Когда всё успокоилось и все разошлись, я вошла к Балтрушайтису. Он сидел за своим письменным столом, низко опустив голову. Потом медленно ее поднял, глухо сказал: «Этого больше никогда не будет»… С того дня он совершенно перестал пить даже в обществе. Знакомые его удивлялись: на званых обедах литовскому послу, компанейскому участнику тостов, вместо вина и ликеров подавали стакан простой воды.
Фламинго в молодости, хотя этого не показывала, была гордая: она считала, что на свете есть люди — действительно люди, а остальные составляют массу «бипедов», как она их величала. С годами она стала менее категоричной. «Бипедам» отдавала все силы, когда могла им в чем‑нибудь помочь, но существенно общалась лишь с настоящими людьми, избранными современниками или историческими крупными личностями.

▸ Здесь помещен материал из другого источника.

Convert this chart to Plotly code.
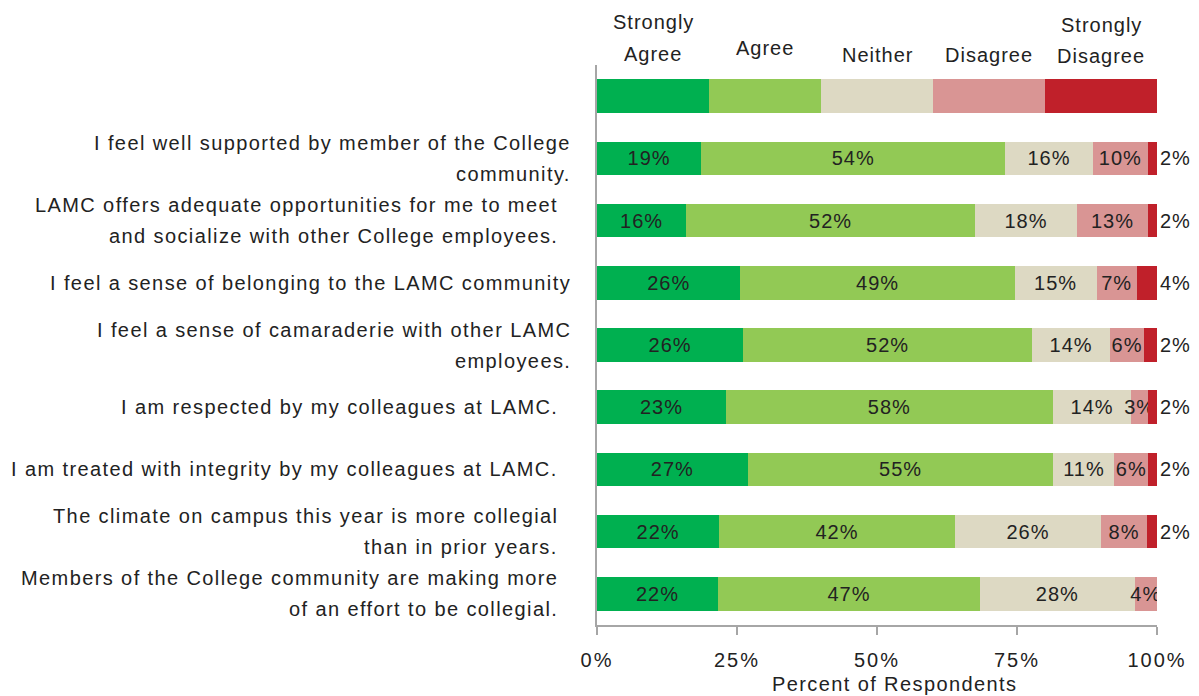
import plotly.graph_objects as go

# ---- data ----
questions = [
    "I feel well supported by member of the College<br>community.",
    "LAMC offers adequate opportunities for me to meet<br>and socialize with other College employees.",
    "I feel a sense of belonging to the LAMC community",
    "I feel a sense of camaraderie with other LAMC<br>employees.",
    "I am respected by my colleagues at LAMC.",
    "I am treated with integrity by my colleagues at LAMC.",
    "The climate on campus this year is more collegial<br>than in prior years.",
    "Members of the College community are making more<br>of an effort to be collegial.",
]
series_names = ["Strongly<br>Agree", "Agree", "Neither", "Disagree", "Strongly<br>Disagree"]
strongly_agree = [18.6, 15.9, 25.6, 26.1, 23.0, 26.9, 21.8, 21.6]
agree = [54.3, 51.6, 49.0, 51.6, 58.4, 54.6, 42.1, 46.8]
neither = [15.6, 18.2, 14.6, 13.9, 14.0, 10.9, 26.1, 27.6]
disagree = [9.9, 12.7, 7.2, 6.1, 3.0, 6.0, 8.2, 4.0]
strongly_disagree = [1.6, 1.6, 3.6, 2.3, 1.6, 1.6, 1.8, 0.0]
key_values = [20, 20, 20, 20, 20]  # colour key bar at the top
x_ticks = [0, 25, 50, 75, 100]

# ---- style ----
colors = ["#00B050", "#92C955", "#DDD9C3", "#D99594", "#C0202A"]
FONT = "Liberation Sans"
FS = 20
TXT = "#222222"
label_right_pad = [24, 37, 24, 24, 37, 37, 37, 37]


def sp(s, ls=1.4):
    return f"<span style='letter-spacing:{ls}px'>{s}</span>"


key_cat = " "
cats = [key_cat] + questions
series = [strongly_agree, agree, neither, disagree, strongly_disagree]

fig = go.Figure()
for i, (name, vals) in enumerate(zip(series_names, series)):
    xs = [key_values[i]] + vals
    if i < 4:
        texts = [""] + [sp(f"{v:.0f}%", 1.0) if v > 0 else "" for v in vals]
    else:
        texts = [""] * len(xs)
    fig.add_trace(go.Bar(
        y=cats, x=xs, orientation="h", name=name.replace("<br>", " "),
        marker=dict(color=colors[i], line=dict(width=0)),
        text=texts, textposition="inside", insidetextanchor="middle",
        textangle=0, constraintext="none",
        textfont=dict(family=FONT, size=FS, color=TXT),
        hoverinfo="skip", showlegend=False,
    ))

annotations = []
# strongly disagree labels outside right
for q, v in zip(questions, strongly_disagree):
    if v > 0:
        annotations.append(dict(x=100, y=q, xref="x", yref="y", text=sp(f"{v:.0f}%", 1.0),
                                showarrow=False, xanchor="left", xshift=1,
                                font=dict(family=FONT, size=FS, color=TXT)))
# question labels (right aligned, separate lines)
for q, pad in zip(questions, label_right_pad):
    lines = q.split("<br>")
    n = len(lines)
    for j, line in enumerate(lines):
        shift = (n - 1) * 15.5 - j * 31
        annotations.append(dict(x=0, y=q, xref="paper", yref="y", text=sp(line),
                                showarrow=False, xanchor="right", xshift=-pad,
                                yshift=shift,
                                font=dict(family=FONT, size=FS, color=TXT)))
# header labels above key bar
header_y = [[22, 54], [48], [55], [55], [25, 56]]
for i, name in enumerate(series_names):
    lines = name.split("<br>")
    for line, ypix in zip(lines, header_y[i]):
        annotations.append(dict(x=key_values[i] * i + key_values[i] / 2, y=1, xref="x",
                                yref="paper", text=sp(line, 1.0), showarrow=False,
                                yanchor="middle", yshift=65 - ypix,
                                font=dict(family=FONT, size=FS, color=TXT)))
# axis title
annotations.append(dict(x=0.5, y=0, xref="paper", yref="paper",
                        text=sp("Percent of Respondents"), showarrow=False,
                        yanchor="middle", yshift=-59, xshift=17,
                        font=dict(family=FONT, size=FS, color=TXT)))

fig.update_layout(
    width=1199, height=696,
    margin=dict(l=597, r=42, t=65, b=71, pad=0),
    barmode="stack", bargap=0.46,
    plot_bgcolor="white", paper_bgcolor="white",
    font=dict(family=FONT, size=FS, color=TXT),
    annotations=annotations,
    xaxis=dict(range=[0, 100], tickvals=x_ticks,
               ticktext=[sp(f"{t}%", 2.0) for t in x_ticks],
               showgrid=False, zeroline=False, showline=True,
               linecolor="#A6A6A6", linewidth=1.5,
               ticks="outside", ticklen=8, tickcolor="#A6A6A6", tickwidth=1.5,
               ticklabelstandoff=8,
               tickfont=dict(family=FONT, size=FS, color=TXT), fixedrange=True),
    xaxis2=dict(range=[0, 100], overlaying="x", anchor="y", side="bottom",
                tickvals=x_ticks, showticklabels=False, showgrid=False,
                zeroline=False, showline=False, ticks="inside", ticklen=8,
                tickcolor="#A6A6A6", tickwidth=1.5, matches="x"),
    yaxis=dict(categoryorder="array", categoryarray=cats, autorange="reversed",
               showticklabels=False, showgrid=False, zeroline=False,
               showline=True, linecolor="#A6A6A6", linewidth=1.5, ticks="",
               fixedrange=True),
)

fig.write_html("out.html")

Она все‑таки была веселой и страстно любила танцевать. Как‑то в Риме, когда она была уже немолодая, она показала моей венгерской подруге, как танцуют «Русскую». Она сразу преобразилась, отдавшись на миг дионисическому восторгу.

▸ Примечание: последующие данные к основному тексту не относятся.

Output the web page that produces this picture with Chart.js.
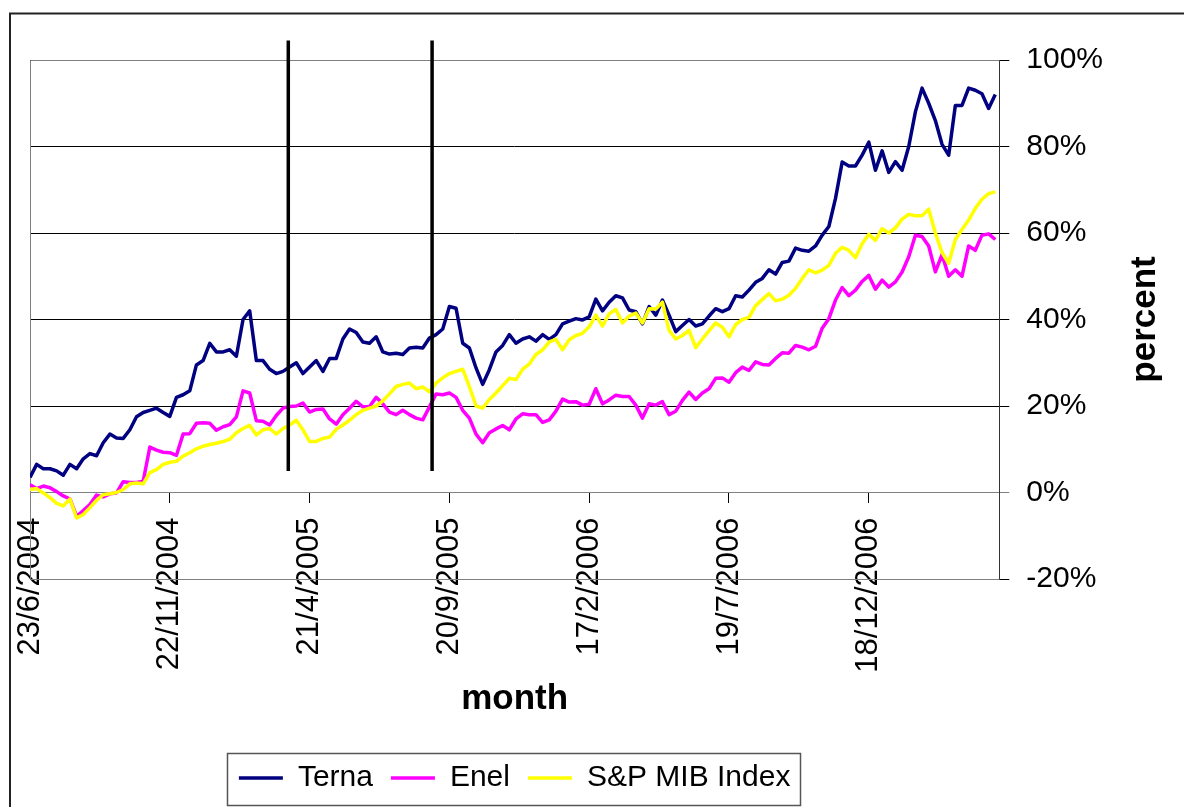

— Ах, как я люблю теперь Фламингу, — заявила венгерка, — я сейчас только ее поняла; я ее уважала, но думала, что она абстрактная.

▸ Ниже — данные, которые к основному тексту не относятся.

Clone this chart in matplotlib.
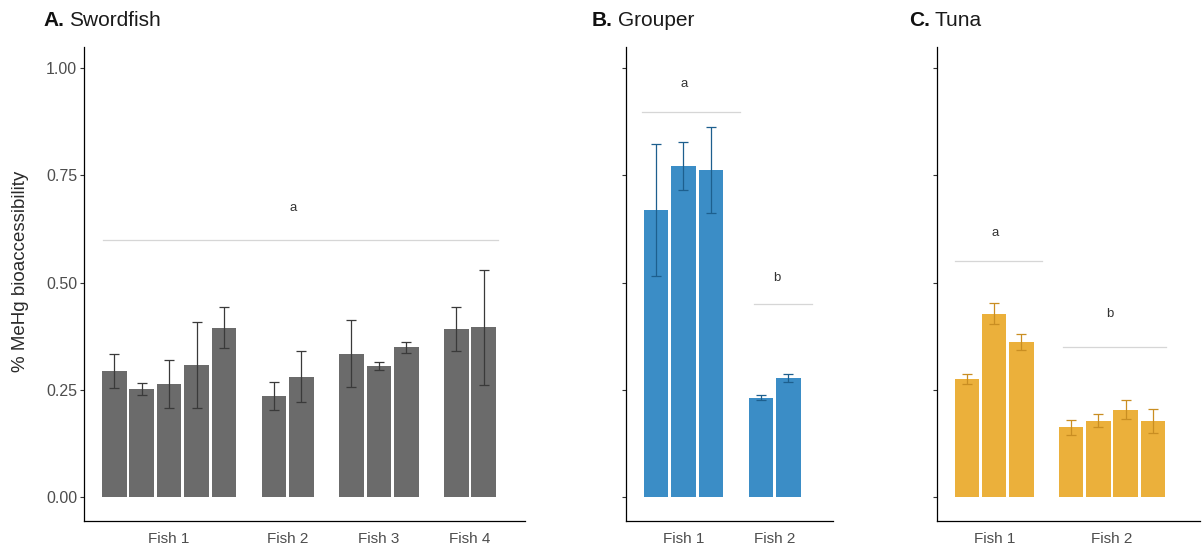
import matplotlib
matplotlib.use("Agg")
import matplotlib.pyplot as plt
import numpy as np

plt.rcParams["font.family"] = ["Liberation Sans", "DejaVu Sans"]

# ---- data (mean, error) ----
sword_groups = ["Fish 1", "Fish 2", "Fish 3", "Fish 4"]
sword_mean = [[0.294, 0.252, 0.264, 0.308, 0.395], [0.236, 0.281], [0.335, 0.306, 0.349], [0.393, 0.396]]
sword_err = [[0.040, 0.014, 0.057, 0.100, 0.048], [0.033, 0.060], [0.079, 0.009, 0.013], [0.051, 0.134]]

grouper_groups = ["Fish 1", "Fish 2"]
grouper_mean = [[0.669, 0.772, 0.762], [0.232, 0.278]]
grouper_err = [[0.153, 0.055, 0.100], [0.006, 0.010]]

tuna_groups = ["Fish 1", "Fish 2"]
tuna_mean = [[0.275, 0.428, 0.362], [0.163, 0.178, 0.204, 0.178]]
tuna_err = [[0.012, 0.024, 0.019], [0.018, 0.015, 0.022, 0.028]]

# significance letters: (letter, line value, text value, line start, line end, text x)
sword_letters = [("a", 0.600, 0.674, -0.42, 13.98, 6.52)]
grouper_letters = [("a", 0.898, 0.963, -0.51, 3.07, 1.03), ("b", 0.450, 0.511, 3.55, 5.69, 4.41)]
tuna_letters = [("a", 0.551, 0.615, -0.44, 2.74, 1.03), ("b", 0.350, 0.4275, 3.52, 7.32, 5.24)]

y_ticks = [0.0, 0.25, 0.5, 0.75, 1.0]

GAP = 1.82
W, H = 1202, 550

fig = plt.figure(figsize=(W / 100, H / 100), dpi=100)
fig.patch.set_facecolor("white")


def px_axes(x0, x1, y_top=47, y_bot=520.5):
    return fig.add_axes([x0 / W, 1 - y_bot / H, (x1 - x0) / W, (y_bot - y_top) / H])


def draw_panel(ax, groups, means, errs, letters, color, ecolor, xlim, show_labels):
    pos, centers = 0.0, []
    for g, (m, e) in enumerate(zip(means, errs)):
        xs = pos + np.arange(len(m))
        ax.bar(xs, m, width=0.9, color=color, edgecolor="none", zorder=2)
        ax.errorbar(xs, m, yerr=e, fmt="none", ecolor=ecolor, elinewidth=0.9,
                    capsize=3.4, capthick=0.9, zorder=3)
        centers.append(xs.mean())
        pos = xs[-1] + GAP
    for letter, ly, ty, x0, x1, tx in letters:
        ax.plot([x0, x1], [ly, ly], color="#d6d6d6", lw=0.9, zorder=1)
        ax.text(tx, ty, letter, ha="center", va="center", fontsize=9.5, color="#333333")
    ax.set_xlim(*xlim)
    ax.set_ylim(-0.054, 1.049)
    ax.set_xticks(centers)
    ax.set_xticklabels(groups, fontsize=11, color="#4d4d4d")
    ax.tick_params(axis="x", length=0, pad=8)
    ax.set_yticks(y_ticks)
    if show_labels:
        ax.set_yticklabels([f"{t:.2f}" for t in y_ticks], fontsize=11.5, color="#4d4d4d")
    else:
        ax.set_yticklabels([])
    ax.tick_params(axis="y", length=3, width=0.8, color="#333333", pad=2)
    for s in ["top", "right"]:
        ax.spines[s].set_visible(False)
    for s in ["left", "bottom"]:
        ax.spines[s].set_linewidth(0.9)
        ax.spines[s].set_color("black")


ax_a = px_axes(84, 525)
draw_panel(ax_a, sword_groups, sword_mean, sword_err, sword_letters,
           "#6b6b6b", "#3a3a3a", (-1.1, 14.96), True)
ax_a.set_ylabel("% MeHg bioaccessibility", fontsize=13.5, color="#2a2a2a")
ax_a.yaxis.set_label_coords(-0.124, 0.527)

ax_b = px_axes(626, 833)
draw_panel(ax_b, grouper_groups, grouper_mean, grouper_err, grouper_letters,
           "#3b8dc6", "#1d5f8e", (-1.09, 6.44), False)

ax_c = px_axes(937, 1200)
draw_panel(ax_c, tuna_groups, tuna_mean, tuna_err, tuna_letters,
           "#ebb03b", "#c98e22", (-1.1, 8.55), False)

# panel titles: bold letter + regular name
titles = [("A.", "Swordfish", 43), ("B.", "Grouper", 592), ("C.", "Tuna", 909)]
fig.canvas.draw()
renderer = fig.canvas.get_renderer()
for tag, name, xp in titles:
    t = fig.text(xp / W, 1 - 21 / H, tag, fontsize=15, fontweight="bold", va="center", ha="left",
                 color="#111111")
    bb = t.get_window_extent(renderer)
    fig.text((bb.x1 + 5) / W, 1 - 21 / H, name, fontsize=15, va="center", ha="left", color="#1a1a1a")

fig.savefig("out.png", dpi=100, facecolor="white")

У Фламинги был редкий дар смеха. Она умела подлинно заливаться смехом, искренне, заразительно.
Здесь придется сделать маленькое отступление — почему «Фламингу», «Фламинги»? Как‑то раз Дима в присутствии Фаддея Францевича Зелинского сообщил:
— Я только что разговаривал с Фламингой.
Фаддей Францевич выпрямился и назидательно заявил:
— Это сказано неправильно. Фламинго — слово иностранное, а иностранные слова не склоняются.
— Ах, да? А папа всегда его склоняет.
— Если Вячеслав Иванов склоняет слово «фламинго», — торжественно заявил Зелинский, — значит оно должно склоняться.
С тех пор у нас в семье слово «Фламинго» стало склоняться легально.